Nor does anyone seem too worried about backlash from patrons. Mortier is reportedly a hated man in Austria. But he sells tickets. He hasn’t lost the older, more rigid patrons, and he’s opened the festival to the young and adventurous, types never before particularly welcome here. The festival has never had a better box office. This summer, it has already sold 220,000 tickets, which is 50,000 more than were sold for the entire event the year before Mortier arrived.
If Mortier has not lost his traditional audience, it may also be because he has maintained a very high level of performance. The opera casts are populated with today’s best and brightest young singing actors who understand that imaginative productions can actually bring the music to life in a new way.
“Lucio Silla” and “The Magic Flute” were perfect examples, with some of the hottest names among the new generation of opera stars. “Silla,” which featured Americans Susan Graham, Sally Wolf and Heidi Grant Murphy, was a vocal feast. In the “Flute,” the urbane Pamina and Tamino of Sylvia McNair and Michael Schade, the dazzling Queen of the Night of Natalie Dessay and the wonderfully wacky yet suavely sung Papageno from Matthias Goerne (the best I’ve ever heard) were all memorable.

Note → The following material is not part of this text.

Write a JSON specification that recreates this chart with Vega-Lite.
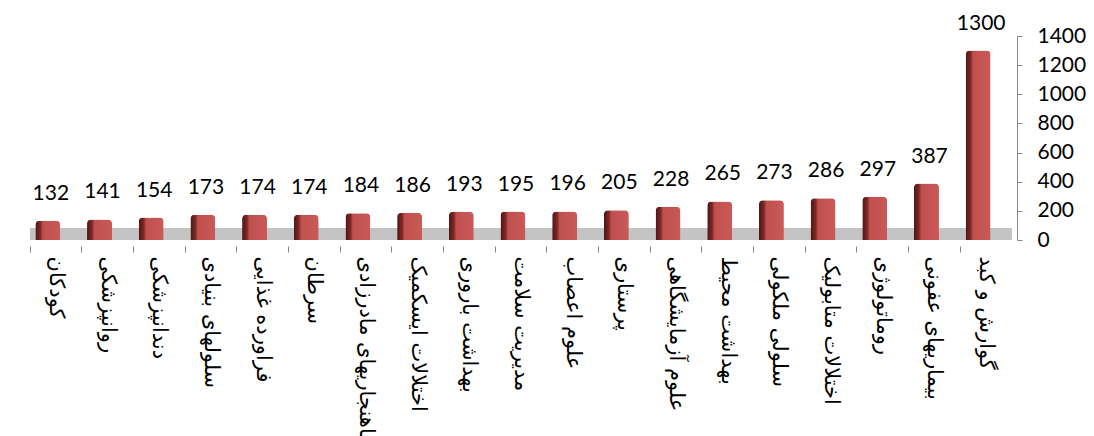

The visual freshness and the theatrical profundity of this “Flute” will, I think, be long remembered as evidence that the Salzburg Festival has turned a very important corner. The production even withstood some stodgy tradition in the stilted conducting of Christoph von Dohnanyi and the uninspired playing by the Vienna Philharmonic. These gentlemen claim exclusive rights to Mozart style, but here, where Mozart has come to life anew, they sounded dated and sloppy.